The main objection to making use of empirical evidence in support of the causal principle comes from Hume. In both his Treatise concerning Human Nature and his Enquiry into Human Understanding, Hume argues that any appeal to empirical evidence in support of the causal principle is viciously circular or question-begging, given (2) above, namely, the fact that all empirical enquiry presupposes and relies upon the causal principle. As I have argued above, the most promising reply to Hume is to attempt to turn this vicious circle into a virtuous spiral. If we can argue that the natural light of reason, or the requirements of engaging in empirical inquiry, are sufficient to give some warrant or support to the causal principle, then we can use our actual success in finding causes as a reason for repeatedly upgrading the warrant, until we reach a state of rational certainty.
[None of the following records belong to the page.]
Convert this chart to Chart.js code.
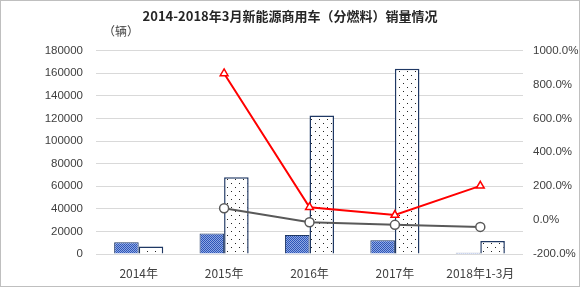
<!DOCTYPE html>
<html>
<head>
<meta charset="utf-8">
<script src="https://cdn.jsdelivr.net/npm/chart.js@4.4.1/dist/chart.umd.min.js"></script>
<style>
  html, body { margin: 0; padding: 0; background: #fff; }
  #wrap { width: 578px; height: 285px; border: 1px solid #bfbfbf; position: relative; }
</style>
</head>
<body>
<div id="wrap"><canvas id="chart" width="578" height="285"></canvas></div>
<script>
// 数据
const categories = ["2014年", "2015年", "2016年", "2017年", "2018年1-3月"];
const salesA = [10400, 18200, 16800, 12200, 1200];     // 蓝色网格柱
const salesB = [6600, 68000, 122500, 164000, 11500];   // 点状柱
const growthB = [null, 865, 76, 30, 202];               // 红线 (%)
const growthA = [null, 70, -13, -28, -40];              // 灰线 (%)

function checkerPattern() {
    let c = document.createElement("canvas");
    c.width = 2; c.height = 2;
    let g = c.getContext("2d");
    g.fillStyle = "#8fa8e2"; g.fillRect(0, 0, 2, 2);
    g.fillStyle = "#2d55b8";
    g.fillRect(0, 0, 1, 1); g.fillRect(1, 1, 1, 1);
    return g.createPattern(c, "repeat");
}

function dotPattern() {
    let c = document.createElement("canvas");
    c.width = 8; c.height = 8;
    let g = c.getContext("2d");
    g.fillStyle = "#ffffff"; g.fillRect(0, 0, 8, 8);
    g.fillStyle = "#222222";
    g.fillRect(2, 2, 1, 1); g.fillRect(6, 6, 1, 1);
    return g.createPattern(c, "repeat");
}

const unitLabel = {
    id: "unitLabel",
    afterDraw(chart) {
        let ctx = chart.ctx;
        ctx.save();
        ctx.font = "12px 'Noto Sans CJK SC'";
        ctx.fillStyle = "#404040";
        ctx.textBaseline = "middle";
        ctx.fillText("（辆）", 102, 30);
        ctx.restore();
    }
};

let ctx = document.getElementById("chart").getContext("2d");
new Chart(ctx, {
    data: {
        labels: categories,
        datasets: [
            {
                type: "line", label: "增速B", data: growthB, yAxisID: "y1",
                borderColor: "#ff0000", borderWidth: 2,
                pointStyle: "triangle", pointRadius: 4.5, pointBorderWidth: 1.5,
                pointBackgroundColor: "#ffffff", pointBorderColor: "#ff0000",
                order: 0
            },
            {
                type: "line", label: "增速A", data: growthA, yAxisID: "y1",
                borderColor: "#595959", borderWidth: 2,
                pointStyle: "circle", pointRadius: 4.5, pointBorderWidth: 1.5,
                pointBackgroundColor: "#ffffff", pointBorderColor: "#595959",
                order: 1
            },
            {
                type: "bar", label: "A", data: salesA, yAxisID: "y",
                backgroundColor: checkerPattern(), borderColor: "#1f3864", borderWidth: 1,
                categoryPercentage: 0.575, barPercentage: 1, order: 2
            },
            {
                type: "bar", label: "B", data: salesB, yAxisID: "y",
                backgroundColor: dotPattern(), borderColor: "#1f3864", borderWidth: 1.5,
                categoryPercentage: 0.575, barPercentage: 1, order: 3
            }
        ]
    },
    options: {
        responsive: false,
        animation: false,
        layout: { padding: { top: 0, left: 0, right: 0, bottom: 0 } },
        plugins: {
            legend: { display: false },
            tooltip: { enabled: false },
            title: {
                display: true,
                text: "2014-2018年3月新能源商用车（分燃料）销量情况",
                font: { size: 13, weight: "bold", family: "'Noto Sans CJK SC'" },
                color: "#262626",
                padding: { top: 7, bottom: 27 }
            }
        },
        scales: {
            x: {
                grid: { display: false },
                border: { display: false },
                ticks: { color: "#404040", font: { size: 12, family: "'Noto Sans CJK SC'" }, padding: 4 },
                afterFit(scale) { scale.height = 32; }
            },
            y: {
                position: "left",
                min: 0, max: 180000,
                ticks: {
                    stepSize: 20000, color: "#404040", font: { size: 11.5, family: "'Liberation Sans'" }, padding: 13,
                    callback: v => String(v)
                },
                grid: { color: "#d9d9d9", drawTicks: false },
                border: { display: false },
                afterFit(scale) { scale.width = 95; }
            },
            y1: {
                position: "right",
                min: -200, max: 1000,
                ticks: {
                    stepSize: 200, color: "#404040", font: { size: 11.5, family: "'Liberation Sans'" }, padding: 10,
                    callback: v => v.toFixed(1) + "%"
                },
                grid: { display: false, drawTicks: false },
                border: { display: false },
                afterFit(scale) { scale.width = 56; }
            }
        }
    },
    plugins: [unitLabel]
});
</script>
</body>
</html>
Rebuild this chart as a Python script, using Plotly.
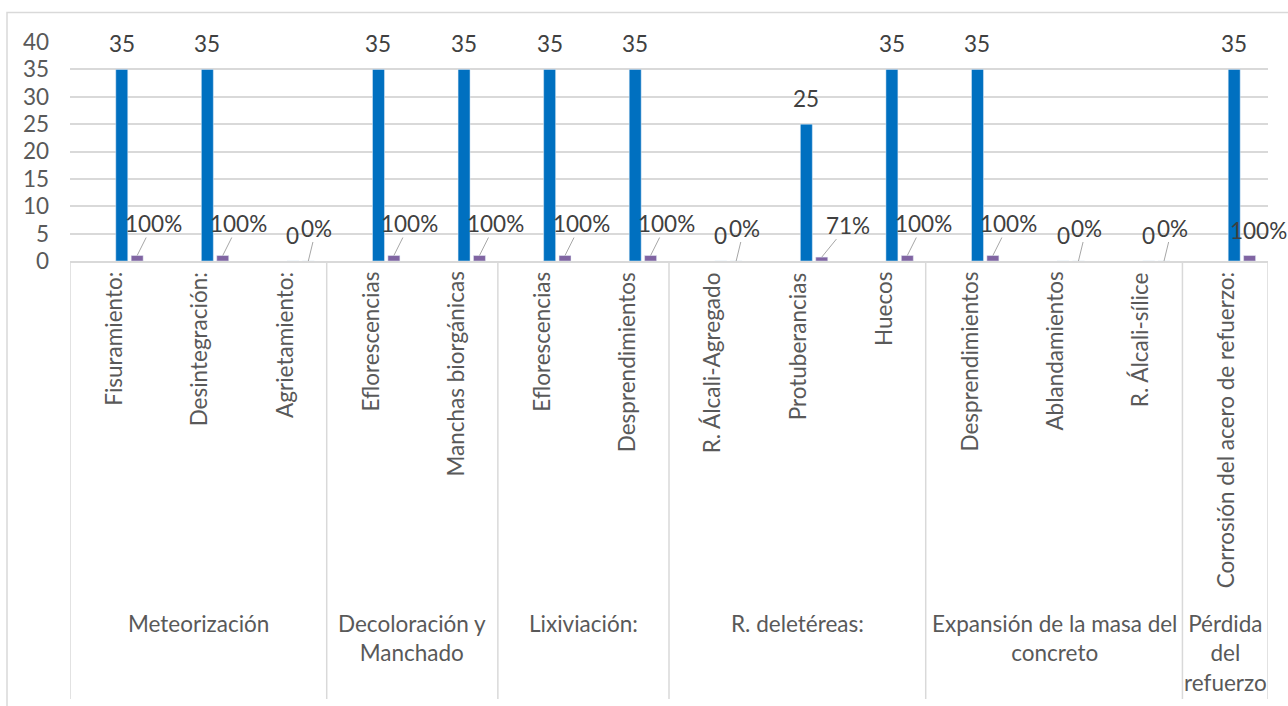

This virtuous-spiral move depends on the fact that we can break the causal principle up into a variety of sub-principles, narrow or restricted versions of the principle. For example, we could use the principle that all of our memories have causes in one instance, and in another instance use the principle that all historical records have causes. In this way, we can, without circularity, use one sub-principle in gathering empirical support for other sub-principles. So long as all the sub-principles can begin with some positive status, and so long as the actual results of empirical investigation cooperate, we can gradually raise the status of each of the constituent sub-principles, without ever reasoning in a circle.